Разумеется, как он и предполагал, забыть я ничего не смог. Наоборот, я только и делал, что целыми днями думал о «человеке-преступнике», вернее, о человеке, который, по выражению Стаймера, «сам себе преступник».
Меня без конца мучила одна из множества оброненных им фраз – «человек находит прибежище в уме». По всей вероятности, я именно тогда впервые задумался над тем, действительно ли ум существует как нечто самостоятельное. «Возможно, все есть ум» – эта мысль меня просто околдовала. Она казалась мне наиболее революционной из всего, что я слышал доселе.
И все-таки, по меньшей мере, любопытно, что человек такого калибра, как Стаймер, мог быть одержим пресловутой идеей уйти в подполье, обрести прибежище в уме. Чем больше я размышлял на эту тему, тем яснее сознавал, что он пытается представить космос в виде какого-то гигантского, отшибающего ум крысиного капкана.
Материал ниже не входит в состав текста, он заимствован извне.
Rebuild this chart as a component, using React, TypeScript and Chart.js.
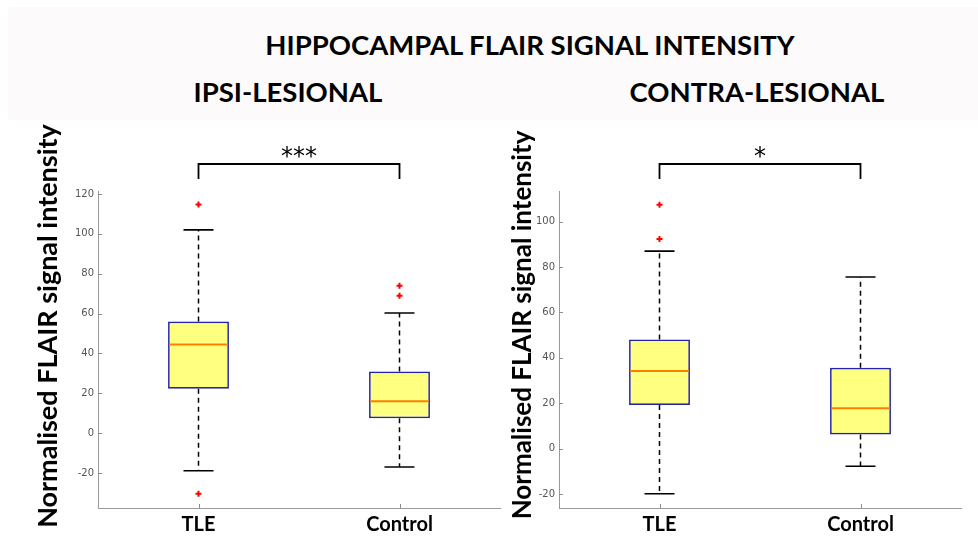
import React, { useEffect, useRef } from 'react';
import { Chart, registerables } from 'chart.js';

Chart.register(...registerables);

const categories = ['TLE', 'Control'];

// IPSI-LESIONAL panel
const ipsiQ1 = [22.3, 7.5];
const ipsiMedian = [44.5, 16.1];
const ipsiQ3 = [56, 31];
const ipsiLowerWhisker = [-18.8, -16.9];
const ipsiUpperWhisker = [102, 60.3];
const ipsiOutliersTLE = [114.7, -30.3];
const ipsiOutliersControl = [74, 69];
const ipsiSignificance = '***';
const ipsiYRange = [-37.5, 121.5];
const ipsiYTicks = [-20, 0, 20, 40, 60, 80, 100, 120];

// CONTRA-LESIONAL panel
const contraQ1 = [19.2, 6.2];
const contraMedian = [34.2, 17.8];
const contraQ3 = [48.1, 35.6];
const contraLowerWhisker = [-19.9, -7.8];
const contraUpperWhisker = [87, 75.6];
const contraOutliersTLE = [107.4, 92.4];
const contraOutliersControl: number[] = [];
const contraSignificance = '*';
const contraYRange = [-26.2, 113.5];
const contraYTicks = [-20, 0, 20, 40, 60, 80, 100];

const mainTitle = 'HIPPOCAMPAL FLAIR SIGNAL INTENSITY';
const ipsiTitle = 'IPSI-LESIONAL';
const contraTitle = 'CONTRA-LESIONAL';
const yAxisTitle = 'Normalised FLAIR signal intensity';

const FONT = 'Lato, "DejaVu Sans", sans-serif';

type Panel = {
  q1: number[];
  median: number[];
  q3: number[];
  lower: number[];
  upper: number[];
  outliers: number[][];
  significance: string;
  yRange: number[];
  yTicks: number[];
  yAxisWidth: number;
  padRight: number;
};

const decorPlugin = {
  id: 'boxDecor',
  afterDraw(chart: any, _args: any, opts: any) {
    const ctx = chart.ctx;
    const area = chart.chartArea;
    const xs = chart.scales.x;
    const ys = chart.scales.y;
    ctx.save();
    // inward tick marks
    ctx.strokeStyle = '#8c8c8c';
    ctx.lineWidth = 1;
    ys.ticks.forEach((t: any) => {
      const py = Math.round(ys.getPixelForValue(t.value)) + 0.5;
      ctx.beginPath();
      ctx.moveTo(area.left, py);
      ctx.lineTo(area.left + 4, py);
      ctx.stroke();
    });
    categories.forEach((_c, i) => {
      const px = Math.round(xs.getPixelForValue(i)) + 0.5;
      ctx.beginPath();
      ctx.moveTo(px, area.bottom);
      ctx.lineTo(px, area.bottom - 4);
      ctx.stroke();
    });
    // significance bracket
    const x0 = xs.getPixelForValue(0);
    const x1 = xs.getPixelForValue(1);
    const yLine = area.top - 27;
    const yEnd = area.top - 12;
    ctx.strokeStyle = '#000';
    ctx.lineWidth = 1.8;
    ctx.beginPath();
    ctx.moveTo(x0, yEnd);
    ctx.lineTo(x0, yLine);
    ctx.lineTo(x1, yLine);
    ctx.lineTo(x1, yEnd);
    ctx.stroke();
    ctx.fillStyle = '#000';
    ctx.font = '24px "DejaVu Sans", sans-serif';
    ctx.textAlign = 'center';
    ctx.textBaseline = 'alphabetic';
    const m = ctx.measureText(opts.significance);
    const cy = area.top - 39;
    ctx.fillText(
      opts.significance,
      (x0 + x1) / 2,
      cy + (m.actualBoundingBoxAscent - m.actualBoundingBoxDescent) / 2
    );
    ctx.restore();
  },
};

function makeConfig(p: Panel): any {
  const whiskerData: any[] = [];
  const capData: any[] = [];
  const medianData: any[] = [];
  const outlierData: any[] = [];
  categories.forEach((c, i) => {
    whiskerData.push({ x: c, y: p.q3[i] }, { x: c, y: p.upper[i] }, { x: c, y: null });
    whiskerData.push({ x: c, y: p.q1[i] }, { x: c, y: p.lower[i] }, { x: c, y: null });
    capData.push({ x: c, y: p.upper[i] }, { x: c, y: p.lower[i] });
    medianData.push({ x: c, y: p.median[i] });
    p.outliers[i].forEach((v) => outlierData.push({ x: c, y: v }));
  });
  return {
    type: 'bar',
    data: {
      labels: categories,
      datasets: [
        {
          type: 'line',
          label: 'whiskers',
          data: whiskerData,
          borderColor: '#000',
          borderWidth: 1.5,
          borderDash: [5, 4],
          pointRadius: 0,
          spanGaps: false,
          fill: false,
          order: 5,
        },
        {
          type: 'bar',
          label: 'box',
          data: categories.map((_c, i) => [p.q1[i], p.q3[i]]),
          backgroundColor: '#ffff80',
          borderColor: '#2424a8',
          borderWidth: 1.7,
          borderSkipped: false,
          barPercentage: 0.303,
          categoryPercentage: 1,
          order: 4,
        },
        {
          type: 'line',
          label: 'caps',
          data: capData,
          showLine: false,
          pointStyle: 'line',
          pointRadius: 15,
          pointBorderColor: '#000',
          pointBorderWidth: 1.6,
          order: 3,
        },
        {
          type: 'line',
          label: 'median',
          data: medianData,
          showLine: false,
          pointStyle: 'line',
          pointRadius: 29.5,
          pointBorderColor: '#ff8000',
          pointBorderWidth: 2,
          order: 2,
        },
        {
          type: 'line',
          label: 'outliers',
          data: outlierData,
          showLine: false,
          pointStyle: 'cross',
          pointRadius: 3,
          pointBorderColor: '#ff0000',
          pointBorderWidth: 2,
          order: 1,
        },
      ],
    },
    options: {
      animation: false,
      responsive: false,
      events: [],
      layout: { autoPadding: false, padding: { left: 0, right: p.padRight, top: 66, bottom: 0 } },
      plugins: {
        legend: { display: false },
        tooltip: { enabled: false },
        boxDecor: { significance: p.significance },
      },
      scales: {
        x: {
          type: 'category',
          offset: true,
          grid: { display: false, drawTicks: false },
          border: { display: true, color: '#999', width: 1 },
          ticks: {
            color: '#000',
            padding: 5,
            font: { family: FONT, size: 20, weight: 'bold' },
          },
          afterFit(scale: any) {
            scale.height = 28;
            scale.paddingLeft = 0;
            scale.paddingRight = 0;
          },
        },
        y: {
          type: 'linear',
          min: p.yRange[0],
          max: p.yRange[1],
          grid: { display: false, drawTicks: false },
          border: { display: true, color: '#999', width: 1 },
          ticks: {
            color: '#555',
            padding: 4,
            font: { family: '"DejaVu Sans", sans-serif', size: 10 },
          },
          afterBuildTicks(scale: any) {
            scale.ticks = p.yTicks.map((v) => ({ value: v }));
          },
          afterFit(scale: any) {
            scale.width = p.yAxisWidth;
            scale.paddingTop = 0;
            scale.paddingBottom = 0;
          },
        },
      },
    },
    plugins: [decorPlugin],
  };
}

function BoxChart({ panel, width, height }: { panel: Panel; width: number; height: number }) {
  const ref = useRef<HTMLCanvasElement | null>(null);
  useEffect(() => {
    if (!ref.current) return;
    const chart = new Chart(ref.current, makeConfig(panel));
    return () => chart.destroy();
  }, [panel]);
  return <canvas ref={ref} width={width} height={height} style={{ width, height, display: 'block' }} />;
}

const ipsiPanel: Panel = {
  q1: ipsiQ1,
  median: ipsiMedian,
  q3: ipsiQ3,
  lower: ipsiLowerWhisker,
  upper: ipsiUpperWhisker,
  outliers: [ipsiOutliersTLE, ipsiOutliersControl],
  significance: ipsiSignificance,
  yRange: ipsiYRange,
  yTicks: ipsiYTicks,
  yAxisWidth: 98,
  padRight: 5,
};

const contraPanel: Panel = {
  q1: contraQ1,
  median: contraMedian,
  q3: contraQ3,
  lower: contraLowerWhisker,
  upper: contraUpperWhisker,
  outliers: [contraOutliersTLE, contraOutliersControl],
  significance: contraSignificance,
  yRange: contraYRange,
  yTicks: contraYTicks,
  yAxisWidth: 54,
  padRight: 17,
};

const textStyle: React.CSSProperties = {
  position: 'absolute',
  fontFamily: FONT,
  fontWeight: 700,
  color: '#000',
  whiteSpace: 'nowrap',
  textAlign: 'center',
};

export default function App() {
  return (
    <div
      style={{
        position: 'fixed',
        left: 0,
        top: 0,
        width: 978,
        height: 536,
        background: '#fff',
        overflow: 'hidden',
      }}
    >
      <div style={{ position: 'absolute', left: 8, top: 7, width: 970, height: 113, background: '#fcfafa' }} />
      <div style={{ ...textStyle, left: 230, width: 600, top: 29, height: 32, lineHeight: '32px', fontSize: 27.5 }}>
        {mainTitle}
      </div>
      <div style={{ ...textStyle, left: 88, width: 400, top: 76, height: 32, lineHeight: '32px', fontSize: 27.5 }}>
        {ipsiTitle}
      </div>
      <div style={{ ...textStyle, left: 557, width: 400, top: 76, height: 32, lineHeight: '32px', fontSize: 27.5 }}>
        {contraTitle}
      </div>
      <div style={{ position: 'absolute', left: 0, top: 125 }}>
        <BoxChart panel={ipsiPanel} width={505} height={411} />
      </div>
      <div style={{ position: 'absolute', left: 505, top: 125 }}>
        <BoxChart panel={contraPanel} width={473} height={411} />
      </div>
      <div
        style={{
          ...textStyle,
          left: 47 - 220,
          top: 326 - 17,
          width: 440,
          height: 34,
          lineHeight: '34px',
          fontSize: 27,
          transform: 'rotate(-90deg)',
        }}
      >
        {yAxisTitle}
      </div>
      <div
        style={{
          ...textStyle,
          left: 521 - 220,
          top: 325 - 17,
          width: 440,
          height: 34,
          lineHeight: '34px',
          fontSize: 26,
          transform: 'rotate(-90deg)',
        }}
      >
        {yAxisTitle}
      </div>
    </div>
  );
}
Несколько месяцев спустя, когда я, послав ему извещение о примерке, узнал, что он умер от кровоизлияния в мозг, то ничуть не удивился. Очевидно, это его ум отрыгнул умозаключения, которые он ему навязывал. Стаймер ментально замастурбировал себя до смерти. С тех пор идея ума как прибежища напрочь перестала меня занимать. Ум есть всё. Бог есть всё. Ну и что?